AK: This initiative, and all our similar ones, are structured in such a way as to create a cash surplus every year from ticket sales and the restaurants, which is not distributed as dividend but is used for maintenance and occasional upgrades—for example, here, we would like to improve the children’s area—so that the notion is one of self-sustainability. It is a public/private partnership and as such has to be predicated on a sound economic basis. This is important, because in the past many such projects have been seen as indefinite consumers of resources. We want to show that if this is put together with care, it ceases to be charity or philanthropy but actually creates economic resources based on cultural assets.
To give you two other examples we are working on: the rehabilitation of the Old Stone Town on the waterfront of Zanzibar, which I am convinced can change the economy of the whole island; and Bagh-i Babur in Afghanistan, which will change the lives of 200,000 people. Most of these historic neighbourhoods have been taken over by the newly urbanised population, the poorest of the poor, so by working in these areas and upgrading them you are giving them economic hope. Here in Cairo, change in Darb Al-Ahmar will not end with the restoration of the city wall; it will be a continuing process.
You can look after the future of the park in other ways, for example, with an endowment. This brings you back to working with government, because fiscal privileges need to be offered to the private sector if they are to give to cultural activities—to fund a professorship at a university or endow a micro-credit programme, for example. The notion of an endowment is one that I look to with increasing eagerness, for the simple reason that as these economies are liberalising, more and more of the resources will be in the private sector and there has to be some sort of social responsibility in the creative reutilisation of wealth. We are seeing small rural communities in Pakistan that have their own endowment, which they look after themselves so you have wealth management rather than poverty alleviation, which is a totally different concept.
ASC: How can your network fight terrorism?
AK: I would not link terrorism directly with cultural issues. My biggest concern is acute pockets of poverty; they are in many cases the breeding ground of despair. We have to find out why they are like that and what we can do about them. We have been working for 25 years in northern Pakistan and the quality of life has changed radically there. One has to work to give people confidence and hope; that changes society.
ASC: How do you choose your partners?
AK: We have worked in Central Asia and sub-Saharan Africa, which went through nationalisation and the destruction of their private sector.
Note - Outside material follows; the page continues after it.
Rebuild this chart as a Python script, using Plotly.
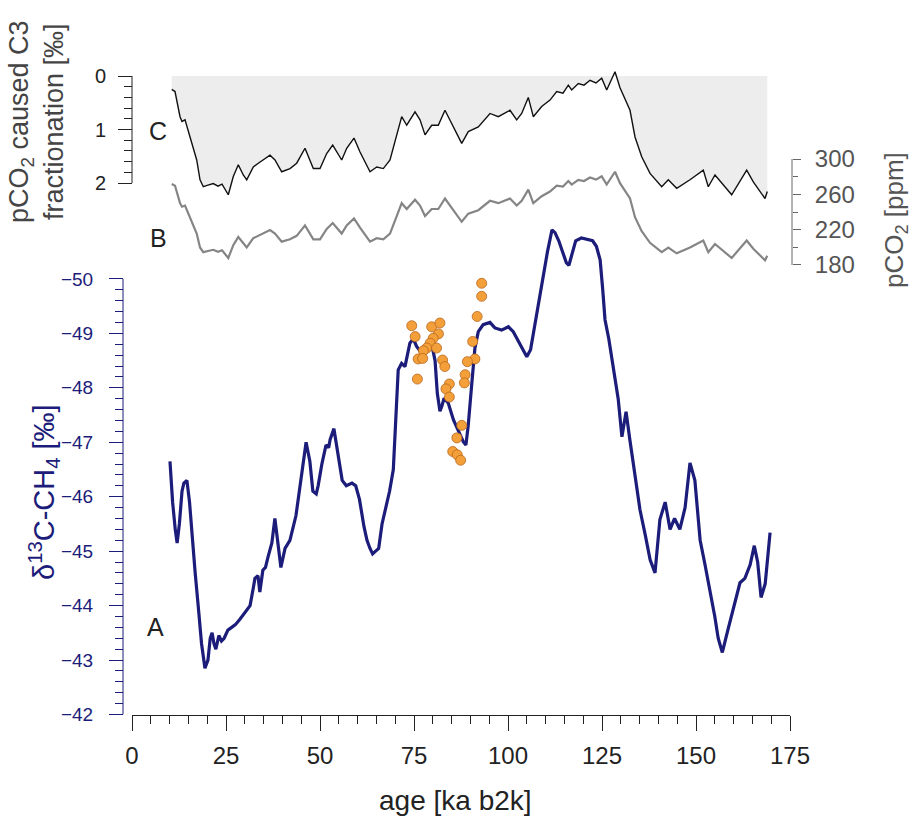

I need to know with whom I am in dialogue: do they share our objectives and the means of achieving them? In the 50s and 60s you could not have discussed the notion of public/private partnership with most of these countries; the notion of pluralism was resented. I think that creating value systems that correspond to these societies is the critical issue. We will even work with governments to help them rewrite legislation, creating new institutions such as not-for-profit entities.